State tax collections have exceeded pre-financial crisis levels, according to the Nelson A. Rockefeller Institute of Government, and more than half of states expect to report a cash surplus to end their 2012 budget year later this month. This positive data along with a slowdown in municipal defaults has caused investors to become more confident in the muni market. While some investors get sticker shock with yields as low as they were in the 1960s, comparatively, municipals are priced cheap. After the huge run-up in Treasuries the last few trading days of the month, munis became even more relatively attractive. The 10 and 30yr muni/Treasury ratios both climbed to 119%, the highest ratios since October and January, respectively.
States and cities continue to take advantage of the ultra-low yield environment and have refunded the most debt in five years. States and cities have sold $146 billion this year, up from $85 billion the same period last year, according to Bloomberg. Municipalities have become more confident in the economic recovery and are poised to invest in infrastructure projects. New debt versus refunding debt represented 44% of the total in May, the greatest percentage since December.

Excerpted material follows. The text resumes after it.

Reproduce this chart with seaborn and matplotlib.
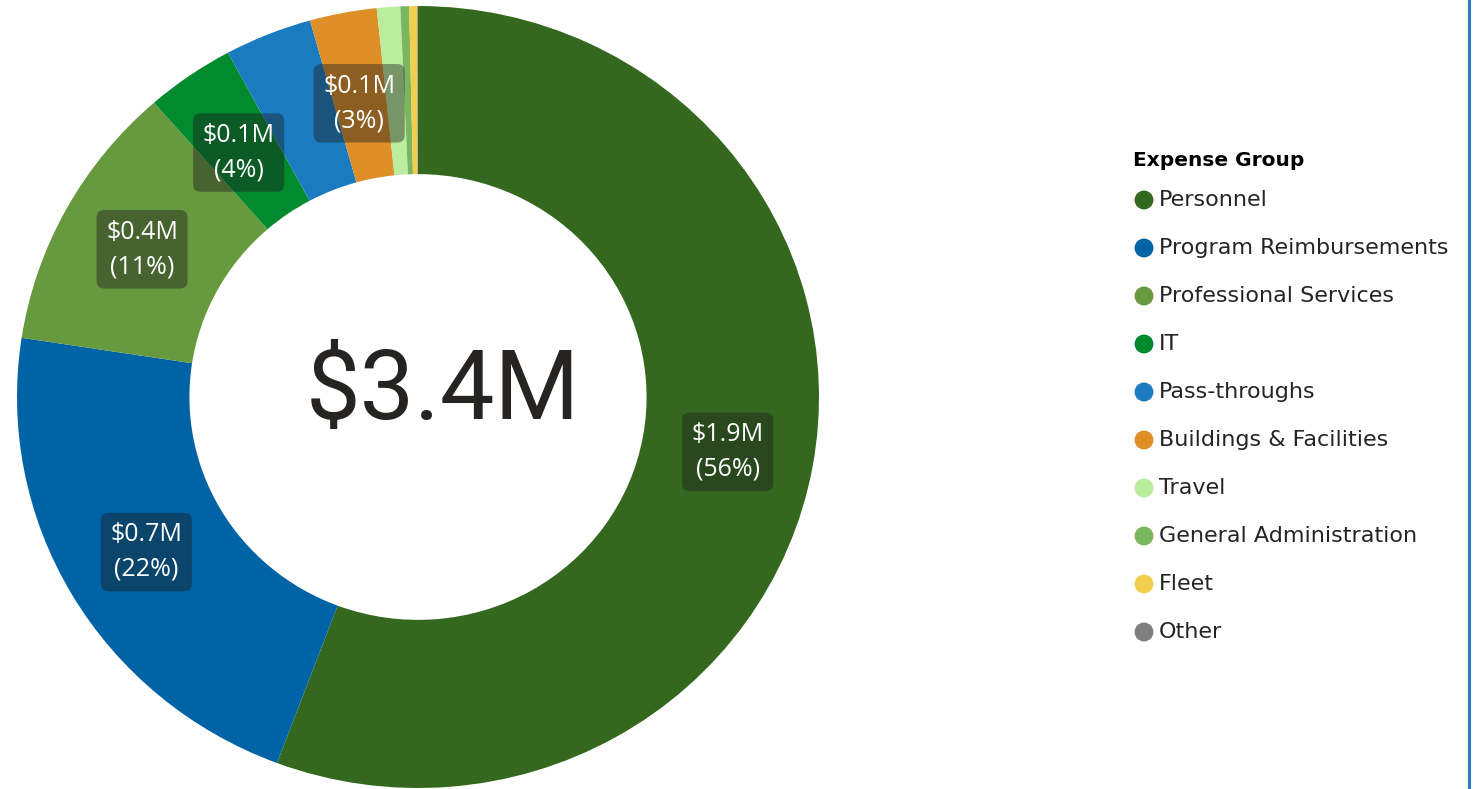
import matplotlib
matplotlib.use("Agg")
import matplotlib.pyplot as plt
from matplotlib.lines import Line2D
import seaborn as sns
import numpy as np
import pandas as pd

# ---- data ----
categories = ["Personnel", "Program Reimbursements", "Professional Services", "IT",
              "Pass-throughs", "Buildings & Facilities", "Travel",
              "General Administration", "Fleet", "Other"]
values_musd = [1.90, 0.74, 0.38, 0.122, 0.12, 0.092, 0.032, 0.012, 0.011, 0.001]
show_label = [True, True, True, True, False, True, False, False, False, False]
colors = ["#34681f", "#0063a6", "#67993f", "#028a2f", "#1a7bc1",
          "#df8f28", "#baed9e", "#7ab65e", "#f2ce4f", "#7f7f7f"]
legend_title = "Expense Group"

sns.set_theme(style="white")
plt.rcParams['font.family'] = ['Open Sans', 'DejaVu Sans']

W, H = 1473, 789
fig = plt.figure(figsize=(W / 100, H / 100), dpi=100)
fig.patch.set_facecolor("white")


def px_ax(x0, y0, x1, y1):
    return fig.add_axes([x0 / W, 1 - y1 / H, (x1 - x0) / W, (y1 - y0) / H])


# ---- donut ----
ax = px_ax(17, 6, 819, 788)
total = sum(values_musd)
wedges, _ = ax.pie(values_musd, colors=colors, startangle=90, counterclock=False,
                   radius=1.0, wedgeprops=dict(width=0.43, linewidth=0))
ax.set_xlim(-1, 1)
ax.set_ylim(-1, 1)
ax.set_aspect('auto')
ax.axis('off')

for w, v, show in zip(wedges, values_musd, show_label):
    if not show:
        continue
    th = np.deg2rad((w.theta1 + w.theta2) / 2)
    r = 0.785
    y = r * np.sin(th)
    if y > 0.6:
        y -= 0.02
    ax.text(r * np.cos(th), y,
            f"${v:.1f}M\n({100 * v / total:.0f}%)",
            ha='center', va='center', color='white', fontsize=18, linespacing=1.5,
            bbox=dict(boxstyle='round,pad=0.38,rounding_size=0.3',
                      fc='#1c1c1c', alpha=0.42, ec='none'))

fig.text(443 / W, 1 - 393 / H, f"${total:.1f}M", ha='center', va='center',
         fontsize=70, color='#252423', family=['Roboto', 'DejaVu Sans'])

# ---- legend ----
lax = px_ax(1130, 176, 1460, 656)
df = pd.DataFrame({"Expense Group": categories,
                   "row": np.arange(len(categories)),
                   "mx": [14] * len(categories)})
sns.scatterplot(data=df, x="mx", y="row", hue="Expense Group", palette=colors,
                s=185, linewidth=0, legend=False, ax=lax)
lax.set_xlim(0, 330)
lax.set_ylim(len(categories) - 0.5, -0.5)
lax.axis('off')
for i, c in enumerate(categories):
    lax.text(29, i, c, ha='left', va='center', fontsize=16, color='#252423',
             family=['DejaVu Sans'])
lax.text(3, -0.83, legend_title, ha='left', va='center', fontsize=14.5,
         fontweight='bold', color='black', family=['DejaVu Sans'])

fig.add_artist(Line2D([1468.5 / W, 1468.5 / W], [0, 1], color='#2b7bbf', lw=2.2,
                      transform=fig.transFigure))

fig.savefig('out.png', dpi=100)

While most risk-averse investors continue to concentrate on the perceived safety of unlimited GOs and essential service revenue bonds, even credits with higher headline risk, such as California, have seen their bonds trade with the smallest yield spread since December 2008, according to S&P Index data. The spread on lower-rated investment grade debt is also approaching the cheapest levels since before the crisis as investors with less risk aversion look to boost return. The spread of BBB over AAA rated debt has potential to compress even further because demand greater than supply is expected to persist in the coming months.
$113 billion in coupon and principal payments are expected from June through August but issuance is expected at only $90 billion. June and July are known to be the heaviest reinvestment months of the year. Issuance for 2012 is now projected around $350 billion, up from 2011’s $295 billion which resulted in a net negative supply of $52 billion, the greatest in history.